:: DIRECTIVE ::
Return the material exactly as supplied, apart from the pictures, which are omitted.
## START PROVIDED MATERIAL
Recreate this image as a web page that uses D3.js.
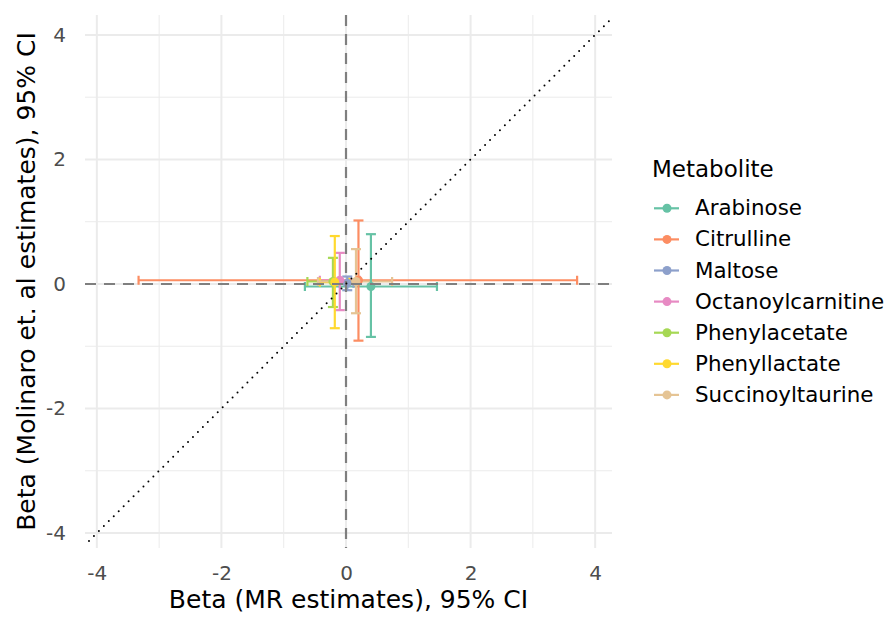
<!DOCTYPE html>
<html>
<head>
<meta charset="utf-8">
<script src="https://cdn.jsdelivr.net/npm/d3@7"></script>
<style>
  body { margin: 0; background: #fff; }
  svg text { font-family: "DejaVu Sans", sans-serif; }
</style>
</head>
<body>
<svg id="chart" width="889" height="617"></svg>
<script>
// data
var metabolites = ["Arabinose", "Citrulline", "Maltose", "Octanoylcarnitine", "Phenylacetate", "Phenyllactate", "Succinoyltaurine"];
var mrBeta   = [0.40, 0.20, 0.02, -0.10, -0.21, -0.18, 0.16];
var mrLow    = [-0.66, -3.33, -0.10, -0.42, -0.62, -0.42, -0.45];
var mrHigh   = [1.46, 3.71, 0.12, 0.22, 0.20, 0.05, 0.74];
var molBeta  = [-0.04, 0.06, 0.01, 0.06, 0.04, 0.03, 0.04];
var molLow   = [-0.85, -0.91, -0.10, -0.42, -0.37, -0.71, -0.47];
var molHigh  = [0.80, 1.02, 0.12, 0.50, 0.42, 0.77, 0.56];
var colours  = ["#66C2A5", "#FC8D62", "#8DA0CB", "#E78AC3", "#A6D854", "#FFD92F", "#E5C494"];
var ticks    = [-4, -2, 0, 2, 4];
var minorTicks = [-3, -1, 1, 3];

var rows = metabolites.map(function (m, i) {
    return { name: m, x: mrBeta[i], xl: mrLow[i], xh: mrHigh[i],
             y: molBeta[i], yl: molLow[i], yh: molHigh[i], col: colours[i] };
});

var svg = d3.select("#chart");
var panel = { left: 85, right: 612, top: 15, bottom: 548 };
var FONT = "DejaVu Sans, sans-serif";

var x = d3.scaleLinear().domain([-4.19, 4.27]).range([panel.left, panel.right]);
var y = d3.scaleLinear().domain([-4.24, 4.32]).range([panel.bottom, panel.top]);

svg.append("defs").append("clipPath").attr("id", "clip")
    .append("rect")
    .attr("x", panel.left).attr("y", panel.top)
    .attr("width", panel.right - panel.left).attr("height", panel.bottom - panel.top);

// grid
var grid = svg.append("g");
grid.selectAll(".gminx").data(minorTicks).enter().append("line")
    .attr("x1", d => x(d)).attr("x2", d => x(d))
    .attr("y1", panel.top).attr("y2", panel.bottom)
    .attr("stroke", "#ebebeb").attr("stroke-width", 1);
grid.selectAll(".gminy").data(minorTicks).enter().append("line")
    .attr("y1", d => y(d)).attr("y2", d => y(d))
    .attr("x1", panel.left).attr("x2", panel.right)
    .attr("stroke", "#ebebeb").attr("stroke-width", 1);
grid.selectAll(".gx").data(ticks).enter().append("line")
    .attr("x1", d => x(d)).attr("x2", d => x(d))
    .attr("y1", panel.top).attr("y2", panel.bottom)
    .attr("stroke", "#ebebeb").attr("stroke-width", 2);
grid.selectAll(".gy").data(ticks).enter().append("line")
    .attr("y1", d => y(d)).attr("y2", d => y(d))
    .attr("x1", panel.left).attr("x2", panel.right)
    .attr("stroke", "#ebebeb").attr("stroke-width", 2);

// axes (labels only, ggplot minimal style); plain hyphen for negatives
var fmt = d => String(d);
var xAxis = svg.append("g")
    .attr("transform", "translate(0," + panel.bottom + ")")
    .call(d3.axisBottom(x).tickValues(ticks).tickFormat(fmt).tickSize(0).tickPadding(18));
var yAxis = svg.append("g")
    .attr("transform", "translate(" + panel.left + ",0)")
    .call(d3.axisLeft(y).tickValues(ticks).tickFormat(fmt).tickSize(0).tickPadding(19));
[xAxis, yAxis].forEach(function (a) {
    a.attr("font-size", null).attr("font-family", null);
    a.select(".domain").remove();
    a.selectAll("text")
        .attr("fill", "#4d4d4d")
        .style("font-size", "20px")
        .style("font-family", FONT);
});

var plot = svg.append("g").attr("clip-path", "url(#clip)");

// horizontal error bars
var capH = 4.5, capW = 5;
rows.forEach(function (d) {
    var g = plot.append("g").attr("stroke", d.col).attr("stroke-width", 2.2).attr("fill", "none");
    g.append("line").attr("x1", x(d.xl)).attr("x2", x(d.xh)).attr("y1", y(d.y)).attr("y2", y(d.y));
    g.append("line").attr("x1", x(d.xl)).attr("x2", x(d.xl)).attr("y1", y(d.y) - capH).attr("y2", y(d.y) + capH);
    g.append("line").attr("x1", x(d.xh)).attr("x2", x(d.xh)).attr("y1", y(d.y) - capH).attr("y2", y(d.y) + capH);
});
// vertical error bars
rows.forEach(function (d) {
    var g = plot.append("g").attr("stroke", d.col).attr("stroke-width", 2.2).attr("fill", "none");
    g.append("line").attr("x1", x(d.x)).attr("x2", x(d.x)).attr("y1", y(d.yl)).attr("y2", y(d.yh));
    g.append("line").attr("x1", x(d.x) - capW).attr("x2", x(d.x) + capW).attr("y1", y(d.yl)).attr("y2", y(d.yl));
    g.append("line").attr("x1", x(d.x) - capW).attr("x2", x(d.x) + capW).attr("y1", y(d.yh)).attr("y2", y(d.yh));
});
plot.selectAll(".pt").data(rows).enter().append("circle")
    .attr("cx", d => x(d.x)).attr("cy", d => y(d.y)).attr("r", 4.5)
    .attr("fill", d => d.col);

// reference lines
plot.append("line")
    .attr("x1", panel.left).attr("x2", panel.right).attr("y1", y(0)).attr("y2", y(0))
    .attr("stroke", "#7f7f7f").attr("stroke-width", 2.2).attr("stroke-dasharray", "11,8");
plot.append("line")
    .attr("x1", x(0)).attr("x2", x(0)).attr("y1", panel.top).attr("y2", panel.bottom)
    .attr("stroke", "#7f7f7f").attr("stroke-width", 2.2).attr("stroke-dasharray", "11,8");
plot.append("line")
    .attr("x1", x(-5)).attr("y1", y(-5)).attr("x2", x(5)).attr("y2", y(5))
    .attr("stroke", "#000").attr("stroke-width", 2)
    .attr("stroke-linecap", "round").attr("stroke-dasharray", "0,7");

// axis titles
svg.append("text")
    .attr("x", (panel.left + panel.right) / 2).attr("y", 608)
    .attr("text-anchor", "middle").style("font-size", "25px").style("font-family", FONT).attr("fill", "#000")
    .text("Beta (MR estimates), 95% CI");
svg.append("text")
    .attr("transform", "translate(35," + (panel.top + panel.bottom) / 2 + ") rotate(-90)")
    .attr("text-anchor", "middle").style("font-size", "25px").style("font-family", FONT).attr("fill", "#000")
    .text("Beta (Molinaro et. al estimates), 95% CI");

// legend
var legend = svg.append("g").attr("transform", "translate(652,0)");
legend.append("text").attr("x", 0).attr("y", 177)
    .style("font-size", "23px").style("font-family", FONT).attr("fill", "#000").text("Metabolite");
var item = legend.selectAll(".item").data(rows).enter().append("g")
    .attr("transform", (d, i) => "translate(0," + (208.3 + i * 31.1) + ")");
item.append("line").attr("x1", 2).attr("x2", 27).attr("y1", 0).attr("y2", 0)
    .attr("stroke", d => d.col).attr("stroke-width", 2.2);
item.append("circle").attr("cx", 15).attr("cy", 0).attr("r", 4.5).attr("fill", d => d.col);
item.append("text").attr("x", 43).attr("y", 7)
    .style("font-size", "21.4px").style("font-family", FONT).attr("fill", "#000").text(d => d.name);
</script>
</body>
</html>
## END PROVIDED MATERIAL
:: SOLUTION TO THIS EXERCISE ::
Recreate this image as a web page that uses D3.js.
<!DOCTYPE html>
<html>
<head>
<meta charset="utf-8">
<script src="https://cdn.jsdelivr.net/npm/d3@7"></script>
<style>
  body { margin: 0; background: #fff; }
  svg text { font-family: "DejaVu Sans", sans-serif; }
</style>
</head>
<body>
<svg id="chart" width="889" height="617"></svg>
<script>
// data
var metabolites = ["Arabinose", "Citrulline", "Maltose", "Octanoylcarnitine", "Phenylacetate", "Phenyllactate", "Succinoyltaurine"];
var mrBeta   = [0.40, 0.20, 0.02, -0.10, -0.21, -0.18, 0.16];
var mrLow    = [-0.66, -3.33, -0.10, -0.42, -0.62, -0.42, -0.45];
var mrHigh   = [1.46, 3.71, 0.12, 0.22, 0.20, 0.05, 0.74];
var molBeta  = [-0.04, 0.06, 0.01, 0.06, 0.04, 0.03, 0.04];
var molLow   = [-0.85, -0.91, -0.10, -0.42, -0.37, -0.71, -0.47];
var molHigh  = [0.80, 1.02, 0.12, 0.50, 0.42, 0.77, 0.56];
var colours  = ["#66C2A5", "#FC8D62", "#8DA0CB", "#E78AC3", "#A6D854", "#FFD92F", "#E5C494"];
var ticks    = [-4, -2, 0, 2, 4];
var minorTicks = [-3, -1, 1, 3];

var rows = metabolites.map(function (m, i) {
    return { name: m, x: mrBeta[i], xl: mrLow[i], xh: mrHigh[i],
             y: molBeta[i], yl: molLow[i], yh: molHigh[i], col: colours[i] };
});

var svg = d3.select("#chart");
var panel = { left: 85, right: 612, top: 15, bottom: 548 };
var FONT = "DejaVu Sans, sans-serif";

var x = d3.scaleLinear().domain([-4.19, 4.27]).range([panel.left, panel.right]);
var y = d3.scaleLinear().domain([-4.24, 4.32]).range([panel.bottom, panel.top]);

svg.append("defs").append("clipPath").attr("id", "clip")
    .append("rect")
    .attr("x", panel.left).attr("y", panel.top)
    .attr("width", panel.right - panel.left).attr("height", panel.bottom - panel.top);

// grid
var grid = svg.append("g");
grid.selectAll(".gminx").data(minorTicks).enter().append("line")
    .attr("x1", d => x(d)).attr("x2", d => x(d))
    .attr("y1", panel.top).attr("y2", panel.bottom)
    .attr("stroke", "#ebebeb").attr("stroke-width", 1);
grid.selectAll(".gminy").data(minorTicks).enter().append("line")
    .attr("y1", d => y(d)).attr("y2", d => y(d))
    .attr("x1", panel.left).attr("x2", panel.right)
    .attr("stroke", "#ebebeb").attr("stroke-width", 1);
grid.selectAll(".gx").data(ticks).enter().append("line")
    .attr("x1", d => x(d)).attr("x2", d => x(d))
    .attr("y1", panel.top).attr("y2", panel.bottom)
    .attr("stroke", "#ebebeb").attr("stroke-width", 2);
grid.selectAll(".gy").data(ticks).enter().append("line")
    .attr("y1", d => y(d)).attr("y2", d => y(d))
    .attr("x1", panel.left).attr("x2", panel.right)
    .attr("stroke", "#ebebeb").attr("stroke-width", 2);

// axes (labels only, ggplot minimal style); plain hyphen for negatives
var fmt = d => String(d);
var xAxis = svg.append("g")
    .attr("transform", "translate(0," + panel.bottom + ")")
    .call(d3.axisBottom(x).tickValues(ticks).tickFormat(fmt).tickSize(0).tickPadding(18));
var yAxis = svg.append("g")
    .attr("transform", "translate(" + panel.left + ",0)")
    .call(d3.axisLeft(y).tickValues(ticks).tickFormat(fmt).tickSize(0).tickPadding(19));
[xAxis, yAxis].forEach(function (a) {
    a.attr("font-size", null).attr("font-family", null);
    a.select(".domain").remove();
    a.selectAll("text")
        .attr("fill", "#4d4d4d")
        .style("font-size", "20px")
        .style("font-family", FONT);
});

var plot = svg.append("g").attr("clip-path", "url(#clip)");

// horizontal error bars
var capH = 4.5, capW = 5;
rows.forEach(function (d) {
    var g = plot.append("g").attr("stroke", d.col).attr("stroke-width", 2.2).attr("fill", "none");
    g.append("line").attr("x1", x(d.xl)).attr("x2", x(d.xh)).attr("y1", y(d.y)).attr("y2", y(d.y));
    g.append("line").attr("x1", x(d.xl)).attr("x2", x(d.xl)).attr("y1", y(d.y) - capH).attr("y2", y(d.y) + capH);
    g.append("line").attr("x1", x(d.xh)).attr("x2", x(d.xh)).attr("y1", y(d.y) - capH).attr("y2", y(d.y) + capH);
});
// vertical error bars
rows.forEach(function (d) {
    var g = plot.append("g").attr("stroke", d.col).attr("stroke-width", 2.2).attr("fill", "none");
    g.append("line").attr("x1", x(d.x)).attr("x2", x(d.x)).attr("y1", y(d.yl)).attr("y2", y(d.yh));
    g.append("line").attr("x1", x(d.x) - capW).attr("x2", x(d.x) + capW).attr("y1", y(d.yl)).attr("y2", y(d.yl));
    g.append("line").attr("x1", x(d.x) - capW).attr("x2", x(d.x) + capW).attr("y1", y(d.yh)).attr("y2", y(d.yh));
});
plot.selectAll(".pt").data(rows).enter().append("circle")
    .attr("cx", d => x(d.x)).attr("cy", d => y(d.y)).attr("r", 4.5)
    .attr("fill", d => d.col);

// reference lines
plot.append("line")
    .attr("x1", panel.left).attr("x2", panel.right).attr("y1", y(0)).attr("y2", y(0))
    .attr("stroke", "#7f7f7f").attr("stroke-width", 2.2).attr("stroke-dasharray", "11,8");
plot.append("line")
    .attr("x1", x(0)).attr("x2", x(0)).attr("y1", panel.top).attr("y2", panel.bottom)
    .attr("stroke", "#7f7f7f").attr("stroke-width", 2.2).attr("stroke-dasharray", "11,8");
plot.append("line")
    .attr("x1", x(-5)).attr("y1", y(-5)).attr("x2", x(5)).attr("y2", y(5))
    .attr("stroke", "#000").attr("stroke-width", 2)
    .attr("stroke-linecap", "round").attr("stroke-dasharray", "0,7");

// axis titles
svg.append("text")
    .attr("x", (panel.left + panel.right) / 2).attr("y", 608)
    .attr("text-anchor", "middle").style("font-size", "25px").style("font-family", FONT).attr("fill", "#000")
    .text("Beta (MR estimates), 95% CI");
svg.append("text")
    .attr("transform", "translate(35," + (panel.top + panel.bottom) / 2 + ") rotate(-90)")
    .attr("text-anchor", "middle").style("font-size", "25px").style("font-family", FONT).attr("fill", "#000")
    .text("Beta (Molinaro et. al estimates), 95% CI");

// legend
var legend = svg.append("g").attr("transform", "translate(652,0)");
legend.append("text").attr("x", 0).attr("y", 177)
    .style("font-size", "23px").style("font-family", FONT).attr("fill", "#000").text("Metabolite");
var item = legend.selectAll(".item").data(rows).enter().append("g")
    .attr("transform", (d, i) => "translate(0," + (208.3 + i * 31.1) + ")");
item.append("line").attr("x1", 2).attr("x2", 27).attr("y1", 0).attr("y2", 0)
    .attr("stroke", d => d.col).attr("stroke-width", 2.2);
item.append("circle").attr("cx", 15).attr("cy", 0).attr("r", 4.5).attr("fill", d => d.col);
item.append("text").attr("x", 43).attr("y", 7)
    .style("font-size", "21.4px").style("font-family", FONT).attr("fill", "#000").text(d => d.name);
</script>
</body>
</html>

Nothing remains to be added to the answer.